License to Survive

Published: 2019-01-01
Tagged: thoughts

Recently, while enduring a flight to the other coast to spend Christmas with family, I treated myself to the Winter 2018 issue of the American Scholar. Its long-form and nuanced articles always draw my mind away from both crying babies and screaming headlines, and while I disagree with some of the views expressed in it, I appreciate its editors' focus on balance. However, one piece in that issue, "License to Thrive", left me feeling uneasy and it took me some time to recognize why.

The short article doesn't have anything obviously wrong with it. Ride-share drivers face all the problems I suspected: long hours, no sick days, and a fluctuating income. They're contractors — one-person businesses — operating in a oligopsony market because, while they may carry dozens of passengers per shift, only a tiny number of clients such as Uber or Lyft pay them for it. Given the risks and constraints, why would over a million people in the US choose this way of making money? The article paints a bleak picture of what happens when the gig doesn't work out, one that's familiar to anyone who's ever made a living freelancing, including yours truly.

I've had my share of failures when I worked on contract software projects. One time, my effective hourly rate dropped close to the minimum wage after I badly underestimated the time it would take to complete some work. Another time, I signed a project that looked great, only for the client to disappear for weeks at a time and then fall off the map completely. Throughout the fat and lean times, I also had to do the usual maintenance work: searching out clients, disqualifying scammers, and paying for health insurance and accounting. My stories are similar to others' like me- just head over to r/freelance for more.

The uncertainty in owning a small business is what made it really tough for me.
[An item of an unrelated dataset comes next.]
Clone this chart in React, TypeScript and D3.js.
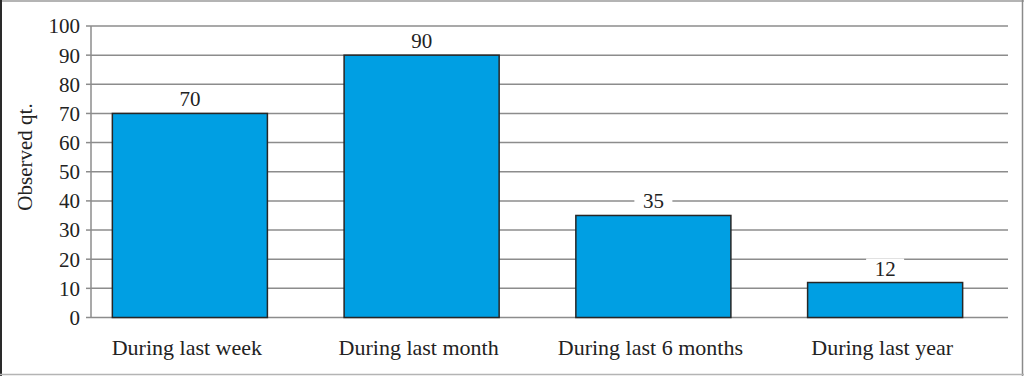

I bet that the thing that tempted me into that work is the same thing that attracts people to drive for companies like Lyft or Uber: freedom. The freedom to work your own hours and to decide how you do your job. For me, that meant working remotely from home and enjoying more free time. For many of these drivers, I imagine it's the ability work around college classes or family responsibilities or the option to scale their hours in response to expensive holidays or visiting relatives. What good is a steady wage when your manager assigns you only 12 hours of work for a particular week or if you're forced to choose between work and college classes? If you simplify this situation into an abstract number, say, dollars per hour, then it feels like these contractors are duped into a bad deal. In reality though, since not all hours are of equal value to all people, a fluctuating income is the cost of flexibility and other non-monetary benefits.